* [Data segment]:

++++++++++++++++++++

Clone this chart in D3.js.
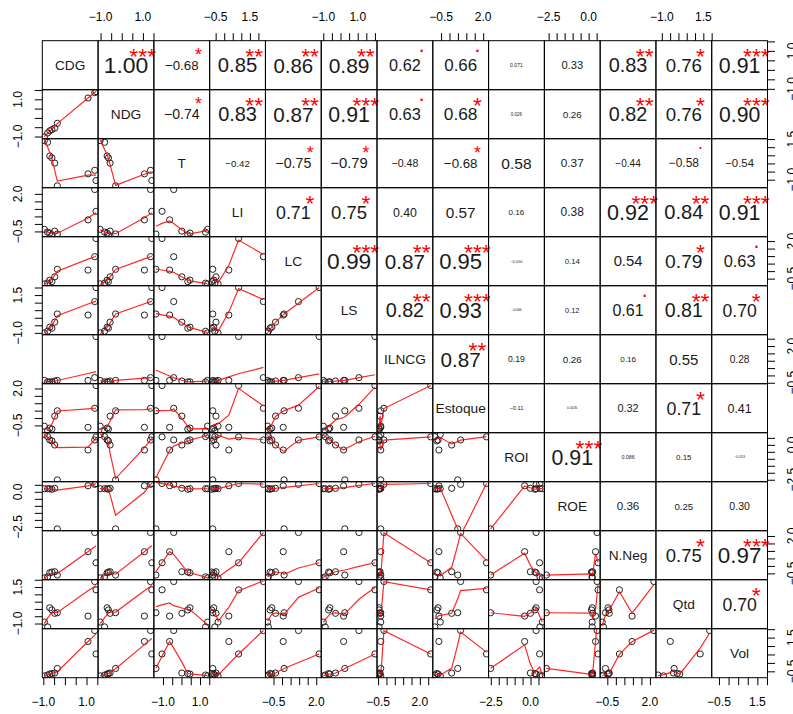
<!DOCTYPE html>
<html>
<head>
<meta charset="utf-8">
<script src="https://cdn.jsdelivr.net/npm/d3@7"></script>
<style>
  body { margin: 0; background: #fff; }
  svg { display: block; font-family: "Liberation Sans", Arial, sans-serif; }
</style>
</head>
<body>
<div id="chart"></div>
<script>
// Variable names, shown on the diagonal
const varNames = ["CDG", "NDG", "T", "LI", "LC", "LS", "ILNCG", "Estoque", "ROI", "ROE", "N.Neg", "Qtd", "Vol"];

const CDG     = [-0.95, -0.80, -0.70, -0.60, -0.47, -0.35, 1.07, 1.38, 1.44];
const NDG     = [-1.02, -0.81, -0.69, -0.63, -0.55, -0.29, 1.07, 1.36, 1.42];
const T       = [1.41, 1.30, 0.46, 0.34, 0.02, -1.38, -0.64, -0.42, -1.05];
const LI      = [-0.36, -0.55, -0.61, -0.73, -0.48, -0.67, 0.27, 2.29, 0.84];
const LC      = [-0.85, -0.80, -0.60, -0.70, -0.38, 0.12, 0.07, 0.96, 2.17];
const LS      = [-1.00, -0.89, -0.62, -0.69, -0.29, 0.25, 0.18, 1.07, 2.00];
const ILNCG   = [-0.34, -0.44, -0.44, -0.44, -0.38, -0.34, -0.34, -0.15, 2.65];
const Estoque = [-0.55, -0.87, -0.68, -0.75, 0.13, 0.49, -0.63, 0.66, 2.20];
const ROI     = [0.74, 0.59, 0.35, 0.28, -0.01, -2.51, -0.37, 0.35, 0.57];
const ROE     = [0.22, 0.22, 0.22, 0.18, 0.25, -2.64, 0.43, 0.53, 0.59];
const NNeg    = [-0.80, -0.73, -0.46, -0.41, -0.39, -0.61, 0.95, 2.23, 0.21];
const Qtd     = [-0.90, -1.23, 0.08, -0.07, -0.30, -0.26, -0.49, 1.88, 1.31];
const Vol     = [-0.77, -0.72, -0.66, -0.63, -0.60, -0.33, 1.27, 1.92, 0.53];
const series = [CDG, NDG, T, LI, LC, LS, ILNCG, Estoque, ROI, ROE, NNeg, Qtd, Vol];

// Upper triangle: correlation labels, row by row
const corLabels = [
  ["1.00", "−0.68", "0.85", "0.86", "0.89", "0.62", "0.66", "0.071", "0.33", "0.83", "0.76", "0.91"],
  ["−0.74", "0.83", "0.87", "0.91", "0.63", "0.68", "0.026", "0.26", "0.82", "0.76", "0.90"],
  ["−0.42", "−0.75", "−0.79", "−0.48", "−0.68", "0.58", "0.37", "−0.44", "−0.58", "−0.54"],
  ["0.71", "0.75", "0.40", "0.57", "0.16", "0.38", "0.92", "0.84", "0.91"],
  ["0.99", "0.87", "0.95", "−0.050", "0.14", "0.54", "0.79", "0.63"],
  ["0.82", "0.93", "−0.0066", "0.12", "0.61", "0.81", "0.70"],
  ["0.87", "0.19", "0.26", "0.16", "0.55", "0.28"],
  ["−0.11", "0.0035", "0.32", "0.71", "0.41"],
  ["0.91", "0.086", "0.15", "−0.013"],
  ["0.36", "0.25", "0.30"],
  ["0.75", "0.97"],
  ["0.70"]
];
// Significance symbols, same layout
const corStars = [
  ["***", "*", "**", "**", "**", ".", ".", "", "", "**", "*", "***"],
  ["*", "**", "**", "***", ".", "*", "", "", "**", "*", "***"],
  ["", "*", "*", "", "*", "", "", "", ".", ""],
  ["*", "*", "", "", "", "", "***", "**", "***"],
  ["***", "**", "***", "", "", "", "*", "."],
  ["**", "***", "", "", ".", "**", "*"],
  ["**", "", "", "", "", ""],
  ["", "", "", "*", ""],
  ["***", "", "", ""],
  ["", "", ""],
  ["*", "***"],
  ["*"]
];

// Tick labels kept on each variable's axes
const xTickLabels = [[-1, 1], [-1, 1], [-1, 1], [-0.5, 1.5], [-0.5, 2], [-1, 1], [-0.5, 2],
                     [-0.5, 2], [-2.5, 0], [-2.5, 0], [-0.5, 2], [-1, 1.5], [-0.5, 1.5]];
const yTickLabels = [[-1, 1], [-1, 1], [-1, 1.5], [-0.5, 2], [-0.5, 2], [-1, 1.5], [-0.5, 2],
                     [-0.5, 2], [-2.5, 0], [-2.5, 0], [-0.5, 2], [-1, 1.5], [-0.5, 1.5]];

// R's lowess (clowess port), f = 2/3, iter = 3
function lowess(xIn, yIn, f = 2 / 3, iter = 3) {
    const n = xIn.length;
    const o = d3.range(n).sort((a, b) => xIn[a] - xIn[b]);
    const x = o.map(i => xIn[i]), y = o.map(i => yIn[i]);
    const range = x[n - 1] - x[0];
    const delta = 0.01 * range;
    const ys = new Array(n).fill(0), rw = new Array(n).fill(1), res = new Array(n).fill(0);
    const ns = Math.max(2, Math.min(n, Math.floor(f * n + 1e-7)));

    function lowest(xs, nleft, nright, userw) {
        const h = Math.max(xs - x[nleft], x[nright] - xs);
        const h9 = 0.999 * h, h1 = 0.001 * h;
        const w = new Array(n).fill(0);
        let a = 0, j = nleft;
        while (j < n) {
            w[j] = 0;
            const r = Math.abs(x[j] - xs);
            if (r <= h9) {
                w[j] = r <= h1 ? 1 : Math.pow(1 - Math.pow(r / h, 3), 3);
                if (userw) w[j] *= rw[j];
                a += w[j];
            } else if (x[j] > xs) break;
            j++;
        }
        const nrt = j - 1;
        if (a <= 0) return null;
        for (j = nleft; j <= nrt; j++) w[j] /= a;
        if (h > 0) {
            a = 0;
            for (j = nleft; j <= nrt; j++) a += w[j] * x[j];
            let b = xs - a, c = 0;
            for (j = nleft; j <= nrt; j++) c += w[j] * (x[j] - a) * (x[j] - a);
            if (Math.sqrt(c) > 0.001 * range) {
                b /= c;
                for (j = nleft; j <= nrt; j++) w[j] *= (b * (x[j] - a) + 1);
            }
        }
        let s = 0;
        for (j = nleft; j <= nrt; j++) s += w[j] * y[j];
        return s;
    }

    let iiter = 1;
    while (iiter <= iter + 1) {
        let nleft = 0, nright = ns - 1, last = -1, i = 0;
        for (;;) {
            if (nright < n - 1) {
                const d1 = x[i] - x[nleft], d2 = x[nright + 1] - x[i];
                if (d1 > d2) { nleft++; nright++; continue; }
            }
            const v = lowest(x[i], nleft, nright, iiter > 1);
            ys[i] = v === null ? y[i] : v;
            if (last < i - 1) {
                const denom = x[i] - x[last];
                for (let j = last + 1; j < i; j++) {
                    const alpha = (x[j] - x[last]) / denom;
                    ys[j] = alpha * ys[i] + (1 - alpha) * ys[last];
                }
            }
            last = i;
            const cut = x[last] + delta;
            for (i = last + 1; i < n; i++) {
                if (x[i] > cut) break;
                if (x[i] === x[last]) { ys[i] = ys[last]; last = i; }
            }
            i = Math.max(last + 1, i - 1);
            if (last >= n - 1) break;
        }
        for (let k = 0; k < n; k++) res[k] = y[k] - ys[k];
        const sc = d3.sum(res, Math.abs) / n;
        if (iiter > iter) break;
        const ar = res.map(Math.abs);
        const srt = ar.slice().sort((a, b) => a - b);
        const m1 = Math.floor(n / 2);
        const cmad = n % 2 === 0 ? 3 * (srt[m1] + srt[n - m1 - 1]) : 6 * srt[m1];
        if (cmad < 1e-7 * sc) break;
        const c9 = 0.999 * cmad, c1 = 0.001 * cmad;
        for (let k = 0; k < n; k++) {
            const r = ar[k];
            rw[k] = r <= c1 ? 1 : r <= c9 ? Math.pow(1 - (r / cmad) * (r / cmad), 2) : 0;
        }
        iiter++;
    }
    return x.map((xv, k) => [xv, ys[k]]);
}

// Chart geometry
const WIDTH = 793, HEIGHT = 714;
const LEFT = 42.3, TOP = 40.7, RIGHT = 767.5, BOTTOM = 677.7;
const nv = varNames.length;
const cw = (RIGHT - LEFT) / nv, ch = (BOTTOM - TOP) / nv;
const FONT = "'Liberation Sans', Arial, sans-serif";
const AXIS_FS = 12, TICK = 7.5, LABEL_GAP = 20;

const ctx = document.createElement("canvas").getContext("2d");
function textWidth(s, size) {
    ctx.font = `${size}px ${FONT}`;
    return ctx.measureText(s).width;
}

let svg = d3.select("#chart").append("svg")
    .attr("width", WIDTH)
    .attr("height", HEIGHT);
svg.append("rect").attr("width", WIDTH).attr("height", HEIGHT).attr("fill", "#fff");
svg.append("defs").append("clipPath").attr("id", "cell")
    .append("rect").attr("width", cw).attr("height", ch);

// one x and one y scale per variable, padded 4% like R
const xScales = series.map(v => {
    const [a, b] = d3.extent(v), p = 0.04 * (b - a);
    return d3.scaleLinear().domain([a - p, b + p]).range([0, cw]);
});
const yScales = series.map(v => {
    const [a, b] = d3.extent(v), p = 0.04 * (b - a);
    return d3.scaleLinear().domain([a - p, b + p]).range([ch, 0]);
});

const labelFs = 0.9 * cw / d3.max(varNames, s => textWidth(s, 100) / 100);

for (let i = 0; i < nv; i++) {
    for (let j = 0; j < nv; j++) {
        let g = svg.append("g").attr("transform", `translate(${LEFT + j * cw},${TOP + i * ch})`);
        if (i === j) {
            // diagonal: variable name
            g.append("text")
                .attr("x", cw / 2).attr("y", ch / 2 + 0.358 * labelFs)
                .attr("text-anchor", "middle")
                .attr("font-size", labelFs)
                .attr("fill", "#1a1a1a")
                .text(varNames[i]);
        } else if (i < j) {
            // upper: correlation sized by |r|, stars in red
            const txt = corLabels[i][j - i - 1];
            const r = parseFloat(txt.replace("−", "-"));
            const cex = 0.8 * cw / (textWidth(txt, 100) / 100);
            const fs = cex * (Math.abs(r) + 0.3) / 1.3;
            g.append("text")
                .attr("x", cw / 2).attr("y", ch / 2 + 0.358 * fs)
                .attr("text-anchor", "middle")
                .attr("font-size", fs)
                .attr("fill", "#1a1a1a")
                .text(txt);
            const star = corStars[i][j - i - 1];
            if (star) {
                const off = star === "." ? 0.05 : 0.57;
                g.append("text")
                    .attr("x", 0.8 * cw).attr("y", 0.2 * ch + off * cex)
                    .attr("text-anchor", "middle")
                    .attr("font-size", cex)
                    .attr("fill", "#ff0000")
                    .text(star);
            }
        } else {
            // lower: scatter + lowess smooth
            const xs = xScales[j], ys = yScales[i];
            const inner = g.append("g").attr("clip-path", "url(#cell)");
            const pts = series[j].map((v, k) => [v, series[i][k]]);
            inner.selectAll("circle")
                .data(pts)
                .enter()
                .append("circle")
                    .attr("cx", d => xs(d[0]))
                    .attr("cy", d => ys(d[1]))
                    .attr("r", 3.1)
                    .attr("fill", "none")
                    .attr("stroke", "#222")
                    .attr("stroke-width", 1);
            inner.append("path")
                .datum(lowess(series[j], series[i]))
                .attr("d", d3.line().x(d => xs(d[0])).y(d => ys(d[1])))
                .attr("fill", "none")
                .attr("stroke", "#ff0000")
                .attr("stroke-opacity", 0.85)
                .attr("stroke-width", 1.2);
        }
        g.append("rect")
            .attr("width", cw).attr("height", ch)
            .attr("fill", "none")
            .attr("stroke", "#000")
            .attr("stroke-width", 1);
    }
}

// Axes: alternate top/bottom and left/right like pairs()
const fmt = v => d3.format(".1f")(v);
function styleAxis(sel) {
    sel.select(".domain").remove();
    sel.selectAll(".tick line").attr("stroke", "#000");
}
for (let k = 0; k < nv; k++) {
    const xs = xScales[k], ys = yScales[k];
    const xTicks = xs.ticks(5), yTicks = ys.ticks(5);
    const x0 = LEFT + k * cw, y0 = TOP + k * ch;

    if (k % 2 === 1) {
        svg.append("g").attr("transform", `translate(${x0},${TOP})`)
            .call(d3.axisTop(xs).tickValues(xTicks).tickSize(TICK).tickFormat(""))
            .call(styleAxis);
        xTickLabels[k].forEach(v => svg.append("text")
            .attr("x", x0 + xs(v)).attr("y", TOP - LABEL_GAP)
            .attr("text-anchor", "middle").attr("font-size", AXIS_FS).text(fmt(v)));
        svg.append("g").attr("transform", `translate(${LEFT},${y0})`)
            .call(d3.axisLeft(ys).tickValues(yTicks).tickSize(TICK).tickFormat(""))
            .call(styleAxis);
        yTickLabels[k].forEach(v => svg.append("text")
            .attr("transform", `translate(${LEFT - LABEL_GAP},${y0 + ys(v)}) rotate(-90)`)
            .attr("text-anchor", "middle").attr("font-size", AXIS_FS).text(fmt(v)));
    } else {
        svg.append("g").attr("transform", `translate(${x0},${BOTTOM})`)
            .call(d3.axisBottom(xs).tickValues(xTicks).tickSize(TICK).tickFormat(""))
            .call(styleAxis);
        xTickLabels[k].forEach(v => svg.append("text")
            .attr("x", x0 + xs(v)).attr("y", BOTTOM + LABEL_GAP + 0.716 * AXIS_FS)
            .attr("text-anchor", "middle").attr("font-size", AXIS_FS).text(fmt(v)));
        svg.append("g").attr("transform", `translate(${RIGHT},${y0})`)
            .call(d3.axisRight(ys).tickValues(yTicks).tickSize(TICK).tickFormat(""))
            .call(styleAxis);
        yTickLabels[k].forEach(v => svg.append("text")
            .attr("transform", `translate(${RIGHT + LABEL_GAP + 0.716 * AXIS_FS},${y0 + ys(v)}) rotate(-90)`)
            .attr("text-anchor", "middle").attr("font-size", AXIS_FS).text(fmt(v)));
    }
}
</script>
</body>
</html>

++++++++++++++++++++

* [Aim of the exercise]: Write out each line of the listing above, exactly, from its first line to the line holding "NNeg, Qtd, Vol];", inclusive. Skip the pictures.

* [Result]:
Clone this chart in D3.js.
<!DOCTYPE html>
<html>
<head>
<meta charset="utf-8">
<script src="https://cdn.jsdelivr.net/npm/d3@7"></script>
<style>
  body { margin: 0; background: #fff; }
  svg { display: block; font-family: "Liberation Sans", Arial, sans-serif; }
</style>
</head>
<body>
<div id="chart"></div>
<script>
// Variable names, shown on the diagonal
const varNames = ["CDG", "NDG", "T", "LI", "LC", "LS", "ILNCG", "Estoque", "ROI", "ROE", "N.Neg", "Qtd", "Vol"];

const CDG     = [-0.95, -0.80, -0.70, -0.60, -0.47, -0.35, 1.07, 1.38, 1.44];
const NDG     = [-1.02, -0.81, -0.69, -0.63, -0.55, -0.29, 1.07, 1.36, 1.42];
const T       = [1.41, 1.30, 0.46, 0.34, 0.02, -1.38, -0.64, -0.42, -1.05];
const LI      = [-0.36, -0.55, -0.61, -0.73, -0.48, -0.67, 0.27, 2.29, 0.84];
const LC      = [-0.85, -0.80, -0.60, -0.70, -0.38, 0.12, 0.07, 0.96, 2.17];
const LS      = [-1.00, -0.89, -0.62, -0.69, -0.29, 0.25, 0.18, 1.07, 2.00];
const ILNCG   = [-0.34, -0.44, -0.44, -0.44, -0.38, -0.34, -0.34, -0.15, 2.65];
const Estoque = [-0.55, -0.87, -0.68, -0.75, 0.13, 0.49, -0.63, 0.66, 2.20];
const ROI     = [0.74, 0.59, 0.35, 0.28, -0.01, -2.51, -0.37, 0.35, 0.57];
const ROE     = [0.22, 0.22, 0.22, 0.18, 0.25, -2.64, 0.43, 0.53, 0.59];
const NNeg    = [-0.80, -0.73, -0.46, -0.41, -0.39, -0.61, 0.95, 2.23, 0.21];
const Qtd     = [-0.90, -1.23, 0.08, -0.07, -0.30, -0.26, -0.49, 1.88, 1.31];
const Vol     = [-0.77, -0.72, -0.66, -0.63, -0.60, -0.33, 1.27, 1.92, 0.53];
const series = [CDG, NDG, T, LI, LC, LS, ILNCG, Estoque, ROI, ROE, NNeg, Qtd, Vol];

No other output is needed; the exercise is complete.